- Citizenship: Indian
- Education: Dibrugarh University (M.Sc in Statistics; Ph.D. in Econometrics)
- Occupations: Academic, Professor
- Employer: Dibrugarh University
- Title: Vice Chancellor of Dibrugarh University

= Jiten Hazarika =

Indian academic administrator

Jiten Hazarika is an Indian academic and the current Vice-Chancellor of Dibrugarh University. He is also the interim Vice Chancellor of Sri Sri Aniruddhadeva Sports University, Dibrugarh.

== Life and career ==

He pursued B.Sc. with a major in Statistics, M.Sc. in Statistics and Ph.D. in Econometrics from Dibrugarh University.

Jiten Hazarika is a Professor in Statistics (On lien), previously served as the Registrar, Dibrugarh University.

He took charge as the VC, Dibrugarh University, his alma mater in Aug 2022. He succeeded Prof.

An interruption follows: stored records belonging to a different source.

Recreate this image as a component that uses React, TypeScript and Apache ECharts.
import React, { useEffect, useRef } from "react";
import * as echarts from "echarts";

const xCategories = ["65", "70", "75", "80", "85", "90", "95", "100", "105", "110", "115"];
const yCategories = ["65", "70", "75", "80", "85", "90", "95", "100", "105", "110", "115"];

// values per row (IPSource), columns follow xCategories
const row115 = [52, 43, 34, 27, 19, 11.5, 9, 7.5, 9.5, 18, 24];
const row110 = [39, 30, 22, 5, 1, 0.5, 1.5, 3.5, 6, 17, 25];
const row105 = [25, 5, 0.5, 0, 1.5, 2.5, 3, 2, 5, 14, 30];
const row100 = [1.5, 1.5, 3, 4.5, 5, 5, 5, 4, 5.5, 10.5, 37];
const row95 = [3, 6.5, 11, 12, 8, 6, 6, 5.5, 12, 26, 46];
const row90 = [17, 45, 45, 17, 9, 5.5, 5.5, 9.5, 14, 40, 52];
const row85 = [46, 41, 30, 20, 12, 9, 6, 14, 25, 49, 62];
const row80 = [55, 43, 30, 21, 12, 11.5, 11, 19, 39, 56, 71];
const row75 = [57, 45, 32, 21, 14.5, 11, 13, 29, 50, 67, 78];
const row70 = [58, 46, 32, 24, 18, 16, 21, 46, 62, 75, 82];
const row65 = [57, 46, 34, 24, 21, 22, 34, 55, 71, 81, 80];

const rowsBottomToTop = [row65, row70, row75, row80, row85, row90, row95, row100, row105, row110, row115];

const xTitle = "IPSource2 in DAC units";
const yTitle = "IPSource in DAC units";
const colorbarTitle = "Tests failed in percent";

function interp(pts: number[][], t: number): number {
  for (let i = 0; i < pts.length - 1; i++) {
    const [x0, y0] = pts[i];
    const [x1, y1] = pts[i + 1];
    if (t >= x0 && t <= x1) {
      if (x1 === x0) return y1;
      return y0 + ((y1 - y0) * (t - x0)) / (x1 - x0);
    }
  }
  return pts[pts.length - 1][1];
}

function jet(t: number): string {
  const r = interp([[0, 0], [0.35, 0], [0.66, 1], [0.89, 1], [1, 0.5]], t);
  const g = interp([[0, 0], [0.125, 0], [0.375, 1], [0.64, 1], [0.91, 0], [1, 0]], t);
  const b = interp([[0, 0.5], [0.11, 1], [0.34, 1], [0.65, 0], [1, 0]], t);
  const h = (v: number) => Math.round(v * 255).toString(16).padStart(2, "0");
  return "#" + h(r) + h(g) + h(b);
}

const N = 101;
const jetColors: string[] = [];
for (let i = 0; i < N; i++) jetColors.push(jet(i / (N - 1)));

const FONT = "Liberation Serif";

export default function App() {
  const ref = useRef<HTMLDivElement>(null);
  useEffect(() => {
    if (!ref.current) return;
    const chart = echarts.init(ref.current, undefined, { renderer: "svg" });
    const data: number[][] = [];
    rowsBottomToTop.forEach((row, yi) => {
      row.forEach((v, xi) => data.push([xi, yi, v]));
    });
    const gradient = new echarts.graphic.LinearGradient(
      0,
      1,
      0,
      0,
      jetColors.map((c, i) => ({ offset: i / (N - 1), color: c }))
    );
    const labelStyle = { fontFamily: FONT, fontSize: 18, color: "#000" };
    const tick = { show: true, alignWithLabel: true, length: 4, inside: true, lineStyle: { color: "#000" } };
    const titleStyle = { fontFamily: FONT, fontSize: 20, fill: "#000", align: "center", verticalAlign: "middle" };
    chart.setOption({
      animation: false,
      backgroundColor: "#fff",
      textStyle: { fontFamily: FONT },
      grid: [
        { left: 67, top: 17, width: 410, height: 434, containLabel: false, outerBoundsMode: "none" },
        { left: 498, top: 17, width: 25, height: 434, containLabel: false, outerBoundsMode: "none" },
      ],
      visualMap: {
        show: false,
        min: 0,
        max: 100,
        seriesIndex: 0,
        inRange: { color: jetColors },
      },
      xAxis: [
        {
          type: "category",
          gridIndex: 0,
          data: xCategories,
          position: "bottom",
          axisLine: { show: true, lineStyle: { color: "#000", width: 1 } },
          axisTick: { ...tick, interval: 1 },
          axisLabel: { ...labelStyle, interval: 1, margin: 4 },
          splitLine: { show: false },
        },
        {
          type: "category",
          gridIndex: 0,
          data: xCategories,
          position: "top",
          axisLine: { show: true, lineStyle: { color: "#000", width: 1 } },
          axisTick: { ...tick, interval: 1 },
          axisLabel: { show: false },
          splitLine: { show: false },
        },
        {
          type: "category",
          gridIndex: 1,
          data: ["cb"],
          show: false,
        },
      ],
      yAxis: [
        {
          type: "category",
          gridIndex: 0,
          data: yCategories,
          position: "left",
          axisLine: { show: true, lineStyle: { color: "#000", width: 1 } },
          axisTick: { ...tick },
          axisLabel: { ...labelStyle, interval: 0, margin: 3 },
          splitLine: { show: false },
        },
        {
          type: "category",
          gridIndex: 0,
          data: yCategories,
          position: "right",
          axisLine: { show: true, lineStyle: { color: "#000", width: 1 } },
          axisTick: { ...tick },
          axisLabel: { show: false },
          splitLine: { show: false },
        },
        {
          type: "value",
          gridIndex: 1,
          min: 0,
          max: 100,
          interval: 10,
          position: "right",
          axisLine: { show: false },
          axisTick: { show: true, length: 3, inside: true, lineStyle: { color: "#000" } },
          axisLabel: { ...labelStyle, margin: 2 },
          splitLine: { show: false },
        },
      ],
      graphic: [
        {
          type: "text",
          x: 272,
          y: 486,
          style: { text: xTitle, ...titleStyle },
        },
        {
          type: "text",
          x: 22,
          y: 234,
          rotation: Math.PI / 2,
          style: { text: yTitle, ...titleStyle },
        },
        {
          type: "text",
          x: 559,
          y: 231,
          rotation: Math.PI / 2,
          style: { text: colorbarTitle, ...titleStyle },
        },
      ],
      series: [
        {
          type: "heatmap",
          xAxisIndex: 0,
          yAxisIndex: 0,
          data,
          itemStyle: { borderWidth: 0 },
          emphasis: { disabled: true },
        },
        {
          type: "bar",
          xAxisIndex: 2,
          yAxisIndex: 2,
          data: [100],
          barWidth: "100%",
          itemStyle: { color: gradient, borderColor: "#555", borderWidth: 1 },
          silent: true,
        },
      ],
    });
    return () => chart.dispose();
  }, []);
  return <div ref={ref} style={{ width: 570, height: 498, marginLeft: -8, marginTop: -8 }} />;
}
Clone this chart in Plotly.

Lila Kanta Nath.

His research areas included econometrics, applied statistics, time series analysis, biostatistics, and other interconnected areas.

== Awards ==

Some of the awards he received include the following:

- Academisthan's Teacher of the year Awards for 2021 conferred by Academisthan Foundation
- Indian Humanitarian Award (2021) for sustained humanitarian work during the COVID-19 pandemic, presented by the Indian Book of Records.
- Bharat Ratna Dr. Abdul Kalam Gold Medal Award by Global Economic Progress Research Association, New Delhi.